I attended a really helpful panel this year on where writers come from with authors Craig Laurance Gidney, Kat Richardson, Caroline M. Yoachim, and Yilin Wang. All of them had different backgrounds in their writerly education, and the most important thing they stressed was that there is no correct path to a career as an author.
And because it has taken me so long to accept that I am not alone, that I have built an informal education for myself out of conventions and books and time in the chair writing unpublishable nonsense, I want to pass this key on to you, whoever you may be.
However you got here, whatever method you used to learn your craft, and wherever you are on the path right now YOU ARE VALID.
Fanfiction is valid. Writing books are valid. Workshops are valid whether they last one hour or six weeks. Your friends who read your work and give you feedback, whether or not they are also writers; they are valid resources (and golden and beautiful souls and you should hug them next time you see them.) Writing awful things and tearing them up and making them into new things is valid and necessary. You are learning. You will never stop learning.
If you have been waiting for someone to give you a certificate that says Now You May Write Because We Have Decided You Are Educated Enough To Do So, stop waiting. There’s no certificate as important as the next finished story. Because writing in itself is an education in writing.
(and so is reading)
I’ve read some really great things lately, so I’m going to share three of them.

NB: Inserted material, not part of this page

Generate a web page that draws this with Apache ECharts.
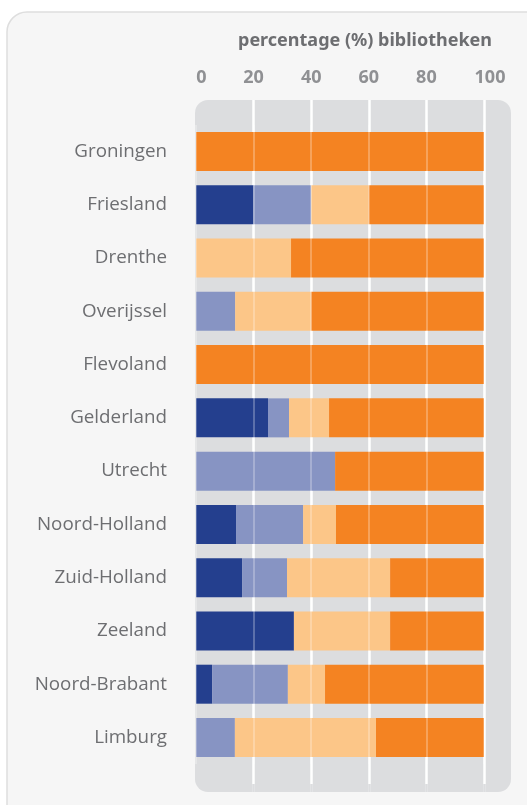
<!DOCTYPE html>
<html>
<head>
<meta charset="utf-8">
<script src="https://cdn.jsdelivr.net/npm/echarts@6/dist/echarts.min.js"></script>
<style>
html,body{margin:0;padding:0;background:#ffffff;}
#chart{width:527px;height:805px;}
</style>
</head>
<body>
<div id="chart"></div>
<script>
const categories = ['Groningen','Friesland','Drenthe','Overijssel','Flevoland','Gelderland','Utrecht','Noord-Holland','Zuid-Holland','Zeeland','Noord-Brabant','Limburg'];
const tickValues = [0, 20, 40, 60, 80, 100];
const titleText = 'percentage (%) bibliotheken';
const seriesNames = ['categorie 1','categorie 2','categorie 3','categorie 4'];
const darkBlue   = [0, 20, 0, 0,    0, 25.0, 0,    13.9, 16.0, 34.0, 5.6,  0];
const lightBlue  = [0, 20, 0, 13.6, 0, 7.3,  48.3, 23.3, 15.6, 0,    26.3, 13.5];
const lightOrange= [0, 20, 33.0, 26.4, 0, 13.9, 0, 11.4, 35.8, 33.4, 12.9, 49.0];
const orange     = [100, 40, 67.0, 60, 100, 53.8, 51.7, 51.4, 32.6, 32.6, 55.2, 37.5];

const colors = ['#243F8E','#8794C3','#FCC688','#F48322'];
const values = [darkBlue, lightBlue, lightOrange, orange];

const chart = echarts.init(document.getElementById('chart'), null, {renderer:'canvas'});
const gridL = 196, gridR = 43;

const option = {
  animation: false,
  backgroundColor: '#ffffff',
  title: {
    text: titleText,
    left: 233, top: 27,
    textStyle: {fontFamily: 'Noto Sans', fontSize: 18, fontWeight: 'bold', color: '#6D6E71'}
  },
  graphic: [
    {type:'rect', z:-20, silent:true, shape:{x:7, y:12, width:560, height:830, r:20},
     style:{fill:'#F6F6F6', stroke:'#DEDEDE', lineWidth:1.5}},
    {type:'rect', z:-10, silent:true, shape:{x:195, y:100, width:316, height:692, r:13},
     style:{fill:'#DCDDDF'}}
  ],
  grid: [
    {left: gridL, right: gridR, top: 100, bottom: 13},
    {left: gridL, right: gridR, top: 124.9, bottom: 40.9}
  ],
  xAxis: [
    {
      type:'value', gridIndex:0, position:'top', min:0, max:100, interval:20, z:1,
      axisLine:{show:false},
      axisTick:{show:true, length:8, customValues:[20,40,60,80,100], lineStyle:{color:'#DCDDDF', width:2.5}},
      splitLine:{show:true, lineStyle:{color:'#ffffff', width:2.5}},
      axisLabel:{
        show:true, margin:13, customValues: tickValues,
        fontFamily:'Noto Sans', fontSize:18, fontWeight:'bold', color:'#8F9093',
        formatter: function(v){ if (v===0) return '{l|0}'; if (v===100) return '{r|100}'; return String(v); },
        rich:{
          l:{fontFamily:'Noto Sans', fontSize:18, fontWeight:'bold', color:'#8F9093', padding:[0,0,0,11]},
          r:{fontFamily:'Noto Sans', fontSize:18, fontWeight:'bold', color:'#8F9093', padding:[0,0,0,12]}
        }
      }
    },
    {
      type:'value', gridIndex:1, min:0, max:100, interval:20, z:5,
      axisLine:{show:false}, axisTick:{show:false}, axisLabel:{show:false},
      splitLine:{show:true, lineStyle:{color:'rgba(255,255,255,0.35)', width:1.5}}
    }
  ],
  yAxis: [
    {type:'value', gridIndex:0, show:false},
    {
      type:'category', gridIndex:1, data:categories, inverse:true,
      axisLine:{show:false}, axisTick:{show:false},
      axisLabel:{margin:29, fontFamily:'Open Sans', fontSize:18.8, color:'#6D6E71'}
    }
  ],
  series: values.map((arr, i) => ({
    name: seriesNames[i], type:'bar', stack:'total', xAxisIndex:1, yAxisIndex:1,
    barWidth:39, itemStyle:{color:colors[i]}, data:arr, z:2
  }))
};
chart.setOption(option);
</script>
</body>
</html>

Holly Heisey’s article on medium sparked the thought behind this blog post, and my time at NorWesCon only fed the fire. Speaking Up (When You’re Not Perfect And Never Will Be)
I got to hear Carolyn M. Yoachim read the first part of her story The Archronology of Love at the convention, and I just managed to read the rest today. It was beautiful and the construction was so clever and I need other people to read it so I’m not the only one holding all these feelings.
And while I did not get to hear Chimedum Ohaegbu read her story Toothsome Things at Norwescon, Erik did, and he told me as soon as he saw me that I was going to love it. I did. It’s frightening and quick, and it mashes up all the stories you know into something so much bigger. He knows my tastes so well.